» DATA SUPPLIED:
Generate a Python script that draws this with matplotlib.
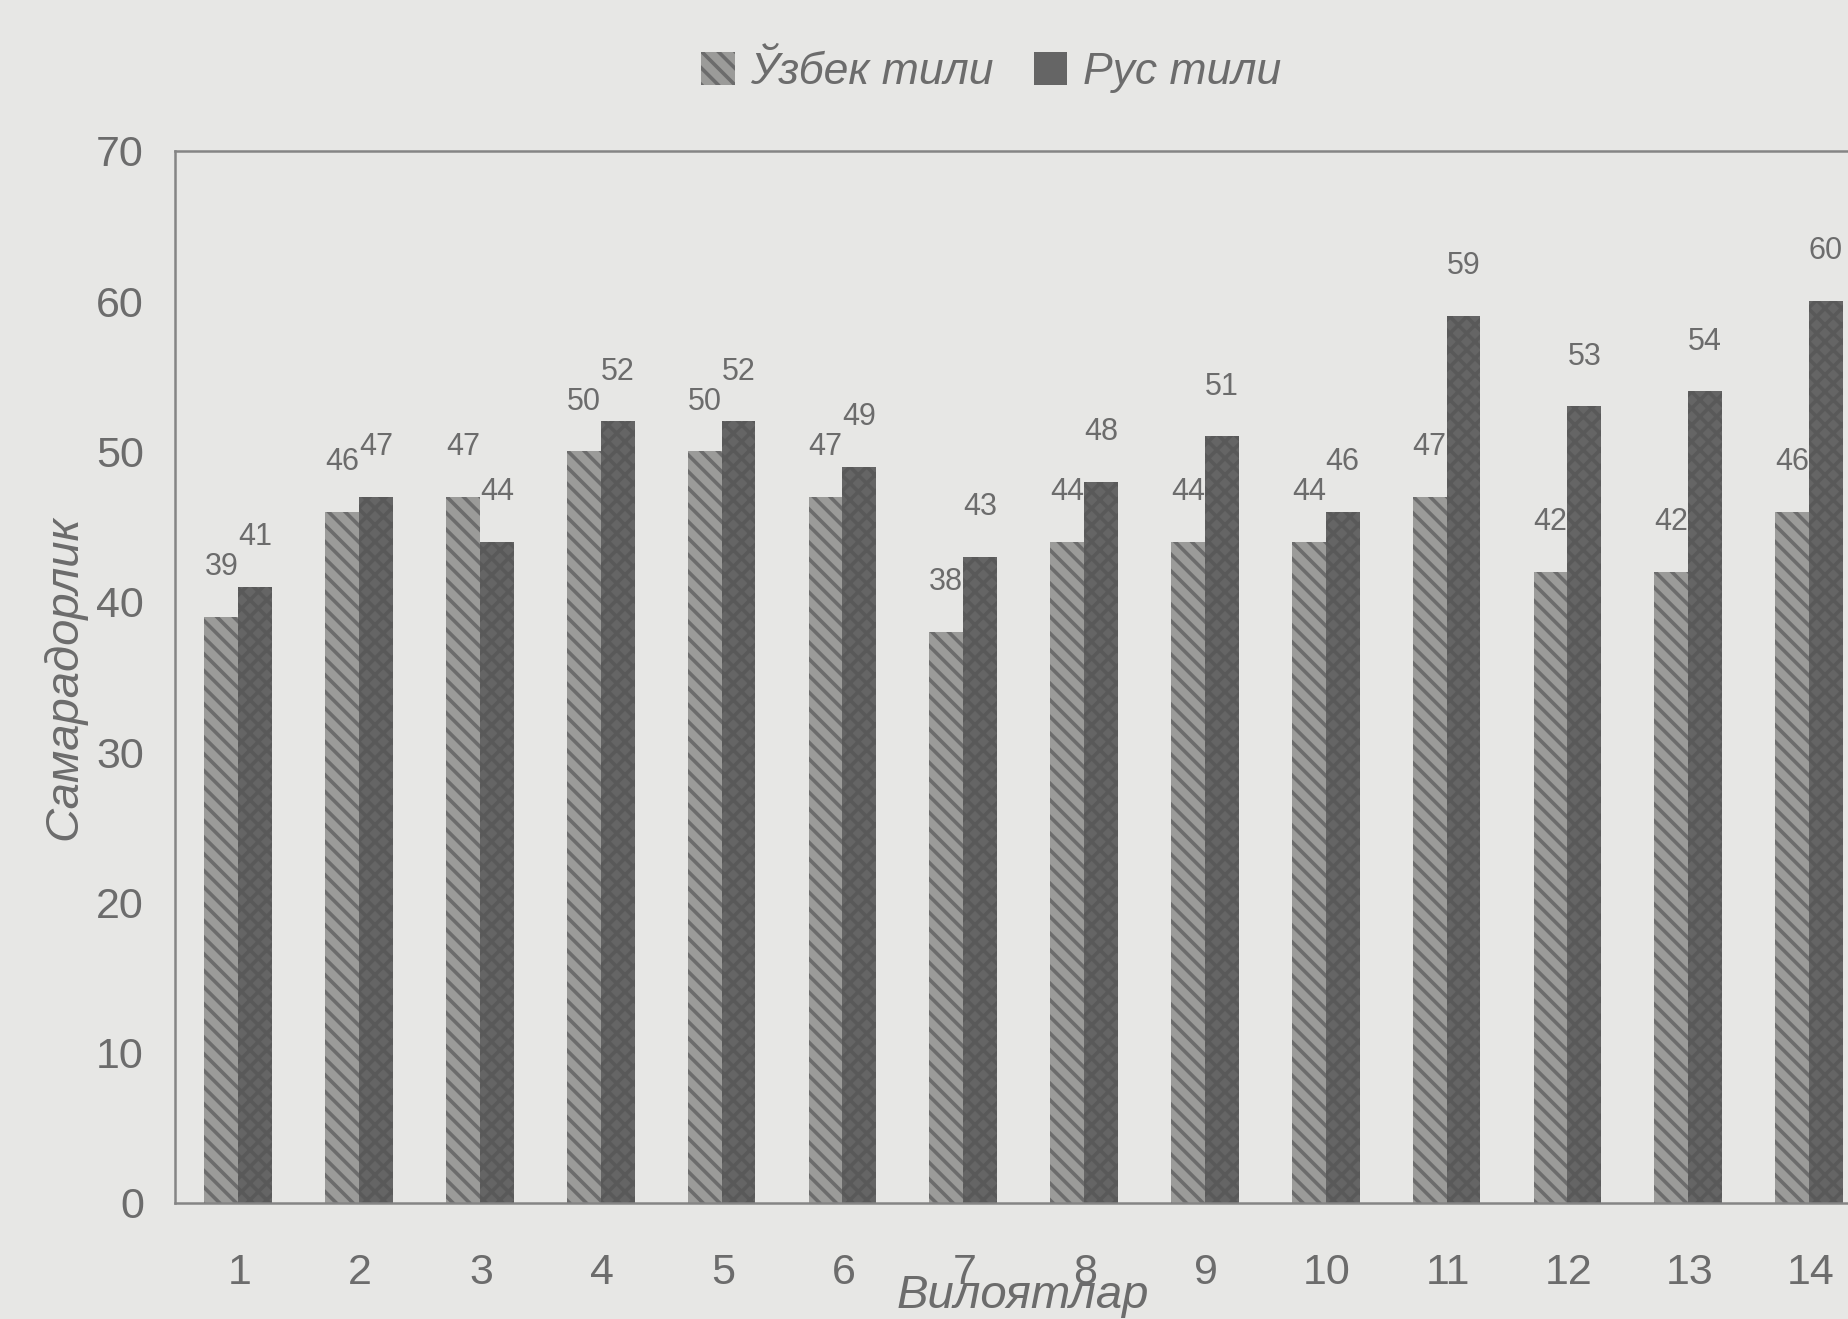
import numpy as np
import matplotlib
matplotlib.use('Agg')
import matplotlib.pyplot as plt
from matplotlib.patches import Patch

# data
regions = list(range(1, 15))
uzbek = [39, 46, 47, 50, 50, 47, 38, 44, 44, 44, 47, 42, 42, 46]
russian = [41, 47, 44, 52, 52, 49, 43, 48, 51, 46, 59, 53, 54, 60]
yticks = [0, 10, 20, 30, 40, 50, 60, 70]

BG = '#e7e7e5'
TXT = '#6c6c6c'
UZ_FACE = '#9b9b99'
UZ_HATCH = '#6c6c6c'
RU_FACE = '#656565'
RU_HATCH = '#595959'

plt.rcParams['font.family'] = ['Liberation Sans', 'DejaVu Sans']
plt.rcParams['hatch.linewidth'] = 2.6

fig = plt.figure(figsize=(18.49, 13.19), dpi=100, facecolor=BG)
ax = fig.add_axes([0.0944, 0.088, 0.9056, 0.7976], facecolor=BG)

x = np.array(regions, dtype=float)
w = 0.28
b1 = ax.bar(x - 0.15, uzbek, w, facecolor=UZ_FACE, edgecolor=UZ_HATCH,
            linewidth=0, hatch='\\\\')
b2 = ax.bar(x + 0.13, russian, w, facecolor=RU_FACE, edgecolor=RU_HATCH,
            linewidth=0, hatch='xx')

for bars, vals in ((b1, uzbek), (b2, russian)):
    for r, v in zip(bars, vals):
        ax.annotate(str(v), (r.get_x() + r.get_width() / 2, v),
                    xytext=(0, 25), textcoords='offset points',
                    ha='center', va='bottom', fontsize=22, color=TXT)

ax.set_xlim(0.463, 14.32)
ax.set_ylim(0, 70)
ax.set_yticks(yticks)
ax.set_xticks(regions)
ax.tick_params(axis='both', length=0, labelsize=31, labelcolor=TXT)
ax.tick_params(axis='y', pad=22)
ax.tick_params(axis='x', pad=36)

for s in ('left', 'bottom', 'top'):
    ax.spines[s].set_color('#858585')
    ax.spines[s].set_linewidth(1.8)
ax.spines['right'].set_visible(False)

fig.text(0.035, 0.486, 'Самарадорлик', rotation=90, ha='center', va='center',
         fontsize=34, style='italic', color=TXT)
fig.text(0.553, 0.0175, 'Вилоятлар', ha='center', va='center',
         fontsize=34, style='italic', color=TXT)

handles = [Patch(facecolor=UZ_FACE, edgecolor=UZ_HATCH, linewidth=0, hatch='\\\\'),
           Patch(facecolor=RU_FACE, edgecolor=RU_HATCH, linewidth=0)]
leg = fig.legend(handles, ['Ўзбек тили', 'Рус тили'], loc='center',
                 bbox_to_anchor=(0.536, 0.945), ncol=2, frameon=False,
                 prop={'size': 32, 'style': 'italic'},
                 handlelength=0.75, handleheight=0.75, handletextpad=0.35,
                 columnspacing=0.9)
for t in leg.get_texts():
    t.set_color(TXT)

fig.savefig('out.png', dpi=100, facecolor=BG)
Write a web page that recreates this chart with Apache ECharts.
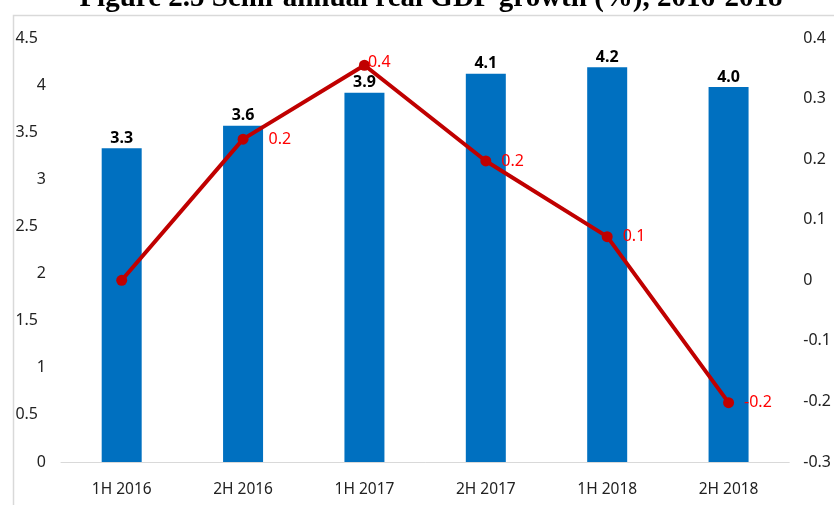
<!DOCTYPE html>
<html>
<head>
<meta charset="utf-8">
<script src="https://cdn.jsdelivr.net/npm/echarts@6/dist/echarts.min.js"></script>
<style>html,body{margin:0;padding:0;background:#fff;overflow:hidden;}#c{width:834px;height:505px;}</style>
</head>
<body>
<div id="c"></div>
<script>
const titleText = 'Figure 2.5 Semi-annual real GDP growth (%), 2016-2018';
const categories = ['1H 2016', '2H 2016', '1H 2017', '2H 2017', '1H 2018', '2H 2018'];
const gdpGrowth = [3.33, 3.57, 3.92, 4.12, 4.19, 3.98];
const changeValues = [0.00, 0.233, 0.355, 0.197, 0.072, -0.202];
const leftTicks = ['0', '0.5', '1', '1.5', '2', '2.5', '3', '3.5', '4', '4.5'];
const rightTicks = ['-0.3', '-0.2', '-0.1', '0', '0.1', '0.2', '0.3', '0.4'];

const FONT = "'Noto Sans', sans-serif";
const chart = echarts.init(document.getElementById('c'), null, {renderer: 'canvas', width: 834, height: 505});

const lineLabelTweaks = [
  {show: false},
  {offset: [10, 0]},
  {offset: [-12, -3]},
  {},
  {},
  {}
];

const option = {
  animation: false,
  backgroundColor: '#ffffff',
  graphic: [
    {type: 'rect', left: 11, top: 13, z: 0, shape: {width: 900, height: 600},
     style: {fill: 'none', stroke: '#D9D9D9', lineWidth: 1.5}},
    {type: 'text', x: 431, y: -1, z: 10,
     style: {text: titleText, align: 'center', verticalAlign: 'middle',
             font: "bold 29px 'Liberation Serif', 'DejaVu Serif', serif", fill: '#000'}}
  ],
  grid: {left: 61, right: 33, top: 38, bottom: 43, containLabel: false},
  xAxis: {
    type: 'category',
    data: categories,
    axisTick: {show: false},
    axisLine: {lineStyle: {color: '#D9D9D9', width: 1}},
    axisLabel: {color: '#222', fontFamily: FONT, fontSize: 15.5, margin: 20}
  },
  yAxis: [
    {
      type: 'value', min: 0, max: 4.5, interval: 0.5,
      splitLine: {show: false}, axisLine: {show: false}, axisTick: {show: false},
      axisLabel: {
        margin: 15, color: '#222', fontFamily: FONT, fontSize: 16,
        formatter: function (v) {
          const t = leftTicks[Math.round(v / 0.5)];
          return t.indexOf('.') >= 0 ? '{d|' + t + '}' : '{i|' + t + '}';
        },
        rich: {
          d: {fontFamily: FONT, fontSize: 16, color: '#222', padding: [0, 8, 0, 0]},
          i: {fontFamily: FONT, fontSize: 16, color: '#222'}
        }
      }
    },
    {
      type: 'value', min: -0.3, max: 0.4, interval: 0.1,
      splitLine: {show: false}, axisLine: {show: false}, axisTick: {show: false},
      axisLabel: {
        margin: 14, color: '#222', fontFamily: FONT, fontSize: 16,
        formatter: function (v) {
          return rightTicks[Math.round((v + 0.3) / 0.1)];
        }
      }
    }
  ],
  series: [
    {
      type: 'bar',
      data: gdpGrowth,
      barWidth: 40,
      itemStyle: {color: '#0070C0'},
      label: {
        show: true, position: 'top', distance: 2,
        color: '#000', fontWeight: 'bold', fontFamily: FONT, fontSize: 16,
        formatter: function (p) { return p.value.toFixed(1); }
      },
      z: 2
    },
    {
      type: 'line',
      yAxisIndex: 1,
      data: changeValues.map(function (v, i) {
        return {value: v, label: lineLabelTweaks[i]};
      }),
      symbol: 'circle',
      symbolSize: 11,
      lineStyle: {color: '#C00000', width: 4},
      itemStyle: {color: '#C00000'},
      label: {
        show: true, position: 'right', distance: 10,
        color: '#FF0000', fontFamily: FONT, fontSize: 16,
        formatter: function (p) { return p.value.toFixed(1); }
      },
      z: 5
    }
  ]
};
chart.setOption(option);
</script>
</body>
</html>
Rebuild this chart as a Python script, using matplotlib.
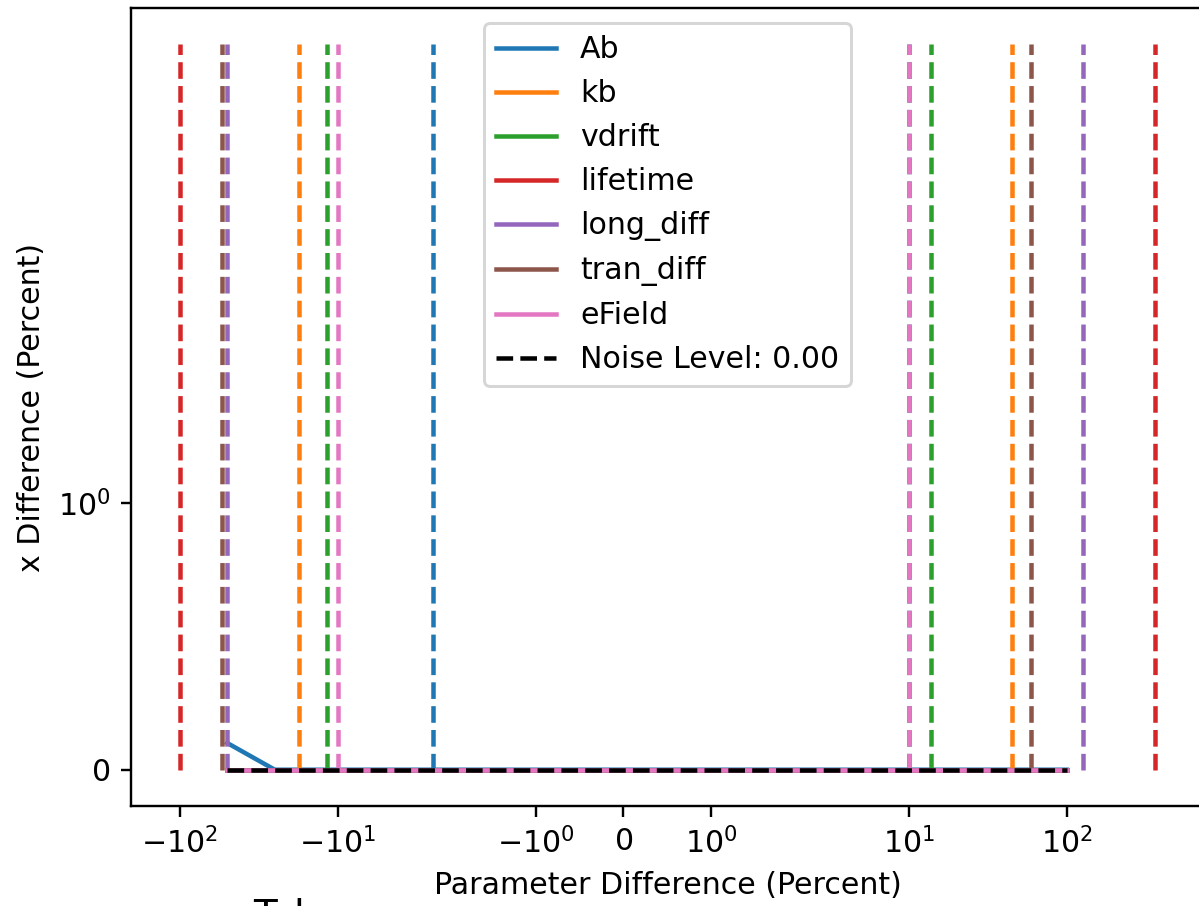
import matplotlib
matplotlib.use("Agg")
from matplotlib import pyplot as plt

# parameter names (legend order) and default colours
params = ['Ab', 'kb', 'vdrift', 'lifetime', 'long_diff', 'tran_diff', 'eField']
colors = ['tab:blue', 'tab:orange', 'tab:green', 'tab:red',
          'tab:purple', 'tab:brown', 'tab:pink']

# scanned parameter differences (percent)
x_vals = [-50, -25, -10, -5, -1, 0, 1, 5, 10, 25, 50, 100]

# x difference per parameter (percent)
y_ab = [0.1, 0, 0, 0, 0, 0, 0, 0, 0, 0, 0, 0]
y_kb = [0] * 12
y_vdrift = [0] * 12
y_lifetime = [0] * 12
y_long = [0] * 12
y_tran = [0] * 12
y_efield = [0] * 12
curves = [y_ab, y_kb, y_vdrift, y_lifetime, y_long, y_tran, y_efield]

# limits of each parameter (percent), drawn as dashed vertical lines
lim_lo = [-2.5, -17.5, -11.7, -100, -50, -54, -10]
lim_hi = [10, 44.6, 13.7, 363, 127, 59.6, 10]

noise_level = 0.0
noise_y = [noise_level] * len(x_vals)
vline_top = 5

DPI = 216
fig = plt.figure(figsize=(1199 / DPI, 906 / DPI), dpi=DPI)
ax = fig.add_axes([131 / 1199, 1 - 806 / 906, (1204 - 131) / 1199, (806 - 8) / 906])

for name, c, y, lo, hi in zip(params, colors, curves, lim_lo, lim_hi):
    ax.plot(x_vals, y, color=c, label=name)
    ax.vlines([lo, hi], 0, vline_top, colors=c, linestyles='--')

ax.plot(x_vals, noise_y, 'k--', label=f'Noise Level: {noise_level:.2f}')

ax.set_xscale('symlog')
ax.set_yscale('symlog')
ax.set_xlabel('Parameter Difference (Percent)')
ax.set_ylabel('x Difference (Percent)')
ax.legend(loc='upper center')

# title of the next panel, cut off by the figure edge
fig.text(253 / 1199, 1 - 897 / 906, 'Tolerance', va='top', fontsize=13)

fig.savefig('out.png', dpi=DPI)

» GIVEN REQUEST:
Write down every line from the opening of the listing to the line with "linewidth=0, hatch='xx')", both included, and nothing else; the pictures are omitted.

» EXPECTED OUTPUT:
Generate a Python script that draws this with matplotlib.
import numpy as np
import matplotlib
matplotlib.use('Agg')
import matplotlib.pyplot as plt
from matplotlib.patches import Patch

# data
regions = list(range(1, 15))
uzbek = [39, 46, 47, 50, 50, 47, 38, 44, 44, 44, 47, 42, 42, 46]
russian = [41, 47, 44, 52, 52, 49, 43, 48, 51, 46, 59, 53, 54, 60]
yticks = [0, 10, 20, 30, 40, 50, 60, 70]

BG = '#e7e7e5'
TXT = '#6c6c6c'
UZ_FACE = '#9b9b99'
UZ_HATCH = '#6c6c6c'
RU_FACE = '#656565'
RU_HATCH = '#595959'

plt.rcParams['font.family'] = ['Liberation Sans', 'DejaVu Sans']
plt.rcParams['hatch.linewidth'] = 2.6

fig = plt.figure(figsize=(18.49, 13.19), dpi=100, facecolor=BG)
ax = fig.add_axes([0.0944, 0.088, 0.9056, 0.7976], facecolor=BG)

x = np.array(regions, dtype=float)
w = 0.28
b1 = ax.bar(x - 0.15, uzbek, w, facecolor=UZ_FACE, edgecolor=UZ_HATCH,
            linewidth=0, hatch='\\\\')
b2 = ax.bar(x + 0.13, russian, w, facecolor=RU_FACE, edgecolor=RU_HATCH,
            linewidth=0, hatch='xx')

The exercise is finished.